IE Civil Rights Movement
When the Civil Rights Institute of Inland Southern California opened last October 2-years after its ground-breaking, a pillar was planted in downtown Riverside with the promise of developing a cultural centerpiece for the region.
With the foundation now in place, the goal has been to support and expand the pillars of public understanding of the roots, history, and evolution of the civil rights movement across the Inland Empire. One powerful tool was the buildout of a media center to record an oral history, first-person accounts, of those who have led, lived, and learned.
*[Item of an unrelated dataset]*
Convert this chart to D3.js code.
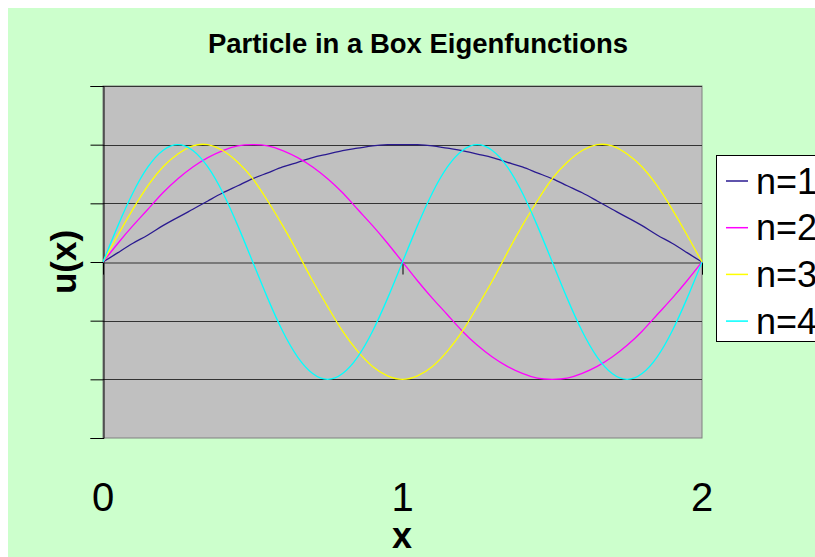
<html>
<head>
<style>
  body { margin: 0; background: #fff; }
  text { font-family: "Liberation Sans", Arial, sans-serif; }
</style>
</head>
<body>
<svg id="chart" width="815" height="557"></svg>
<script src="https://d3js.org/d3.v7.min.js"></script>
<script>
// x positions sampled at 0.05 steps
const xs = d3.range(41).map(i => +(i * 0.05).toFixed(2))

const n1 = [0, .08, .16, .23, .31, .38, .45, .52, .59, .65, .71, .76, .81, .85, .89, .92, .95, .97, .99, 1, 1,
            1, .99, .97, .95, .92, .89, .85, .81, .76, .71, .65, .59, .52, .45, .38, .31, .23, .16, .08, 0]
const n2 = [0, .16, .31, .45, .59, .71, .81, .89, .95, .99, 1, .99, .95, .89, .81, .71, .59, .45, .31, .16, 0,
            -.16, -.31, -.45, -.59, -.71, -.81, -.89, -.95, -.99, -1, -.99, -.95, -.89, -.81, -.71, -.59, -.45, -.31, -.16, 0]
const n3 = [0, .23, .45, .65, .81, .92, .99, 1, .95, .85, .71, .52, .31, .08, -.16, -.38, -.59, -.76, -.89, -.97, -1,
            -.97, -.89, -.76, -.59, -.38, -.16, .08, .31, .52, .71, .85, .95, 1, .99, .92, .81, .65, .45, .23, 0]
const n4 = [0, .31, .59, .81, .95, 1, .95, .81, .59, .31, 0, -.31, -.59, -.81, -.95, -1, -.95, -.81, -.59, -.31, 0,
            .31, .59, .81, .95, 1, .95, .81, .59, .31, 0, -.31, -.59, -.81, -.95, -1, -.95, -.81, -.59, -.31, 0]

const seriesNames = ["n=1", "n=2", "n=3", "n=4"]
const seriesValues = [n1, n2, n3, n4]
const colors = ["#2a1a90", "#ff00ff", "#ffff00", "#00ffff"]

const xTicks = [0, 1, 2]
const yTicks = [-1.5, -1, -0.5, 0, 0.5, 1, 1.5]

const svg = d3.select("#chart")

// green chart area
svg.append("rect").attr("x", 8).attr("y", 8).attr("width", 807).attr("height", 549)
    .attr("fill", "#ccffcc")

const plotLeft = 103, plotRight = 702, plotTop = 86, plotBottom = 438

const x = d3.scaleLinear().domain([0, 2]).range([plotLeft, plotRight])
const y = d3.scaleLinear().domain([-1.5, 1.5]).range([plotBottom, plotTop])

// plot area
svg.append("rect").attr("x", plotLeft).attr("y", plotTop)
    .attr("width", plotRight - plotLeft).attr("height", plotBottom - plotTop)
    .attr("fill", "#c0c0c0").attr("stroke", "#808080").attr("stroke-width", 1)

// gridlines
svg.append("g").selectAll("line")
    .data(yTicks.filter(d => d !== 0 && d !== -1.5))
    .enter().append("line")
    .attr("x1", plotLeft).attr("x2", plotRight)
    .attr("y1", d => Math.round(y(d)) + 0.5).attr("y2", d => Math.round(y(d)) + 0.5)
    .attr("stroke", "#333").attr("stroke-width", 1)

// y axis
const yAxis = svg.append("g")
    .attr("transform", `translate(${plotLeft + 0.5},0)`)
    .call(d3.axisLeft(y).tickValues(yTicks).tickSize(13).tickFormat(""))
yAxis.select(".domain").attr("stroke", "#000")
yAxis.selectAll(".tick line").attr("stroke", "#000")

// x axis along zero
const xAxis = svg.append("g")
    .attr("transform", `translate(0,${Math.round(y(0)) + 0.5})`)
    .call(d3.axisBottom(x).tickValues(xTicks).tickSize(12).tickFormat(""))
xAxis.select(".domain").attr("stroke", "#333")
xAxis.selectAll(".tick line").attr("stroke", "#000")

// x tick labels (low position)
svg.append("g").selectAll("text")
    .data(xTicks).enter().append("text")
    .attr("x", d => x(d)).attr("y", 511)
    .attr("text-anchor", "middle")
    .attr("font-size", 40)
    .text(d => d)

// lines
const line = d3.line()
    .x((d, i) => x(xs[i]))
    .y(d => y(d))
    .curve(d3.curveNatural)

svg.append("g").selectAll("path")
    .data(seriesValues).enter().append("path")
    .attr("d", line)
    .attr("fill", "none")
    .attr("stroke", (d, i) => colors[i])
    .attr("stroke-width", 1.3)

// title
svg.append("text").attr("x", 418).attr("y", 53)
    .attr("text-anchor", "middle")
    .attr("font-size", 27.5).attr("font-weight", "bold")
    .text("Particle in a Box Eigenfunctions")

// axis titles
svg.append("text").attr("x", 402).attr("y", 548)
    .attr("text-anchor", "middle").attr("font-size", 36).attr("font-weight", "bold")
    .text("x")
svg.append("text")
    .attr("transform", "translate(76,262) rotate(-90)")
    .attr("text-anchor", "middle").attr("font-size", 35).attr("font-weight", "bold")
    .text("u(x)")

// legend
const legend = svg.append("g")
legend.append("rect").attr("x", 716.5).attr("y", 155.5)
    .attr("width", 120).attr("height", 186)
    .attr("fill", "#fff").attr("stroke", "#000").attr("stroke-width", 1)

const item = legend.selectAll(".item")
    .data(seriesNames).enter().append("g")
    .attr("transform", (d, i) => `translate(0,${181 + i * 46.7})`)
item.append("line")
    .attr("x1", 726).attr("x2", 748).attr("y1", 0).attr("y2", 0)
    .attr("stroke", (d, i) => colors[i]).attr("stroke-width", 1.5)
item.append("text")
    .attr("x", 756).attr("y", 12.5)
    .attr("font-size", 36)
    .text(d => d)
</script>
</body>
</html>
Toward that end, State Sen. Richard Roth secured a half-million dollars in funding from the just-passed California budget, which will in part fund an electronic archival system, to document the oral histories of Californians who have made significant impacts on the advancement of civil rights in the region.
“In the face of rising censorship and those who seek to revise history, the Institute is a beacon that shines a bright light on the long civil rights path from the past to today and to the glorious possibilities that the future provides,” Roth said.
The funding “is critical to developing our digital archive that will preserve the region’s civil rights history and will carry the lessons learned from our community into the future,” Sabrina Gonzalez, the executive director of the institute remarked.
Part of the funding will also support an enhancement of the Marin Luther King Jr. Memorial in downtown Riverside planned by the Riverside African American Historical Society.
Rose Mayes, Executive Director, Fair Housing Council of Riverside County added, “With the funds provided for the enhancement of the MLK site on Main Street and for the archival project in conjunction with the Civil Rights Institute of Inland Southern California and the Riverside African American Historical Society, Inc., the history of the Inland Empire and the residents who have made powerful impacts for the betterment of all, will be preserved for perpetuity.”
“Our civil rights history is too often overlooked, and the Institute does the important work of centralizing these critical stories of our past,” said Senator Roth.
Located on Mission Inn Avenue, both the Civil Rights Institute of Inland Southern California and Fair Housing Council of Riverside County are in the new Mission Heritage Plaza. The 92,000-square-foot project
also provides 72 units of housing and services for families and homeless/disabled veterans.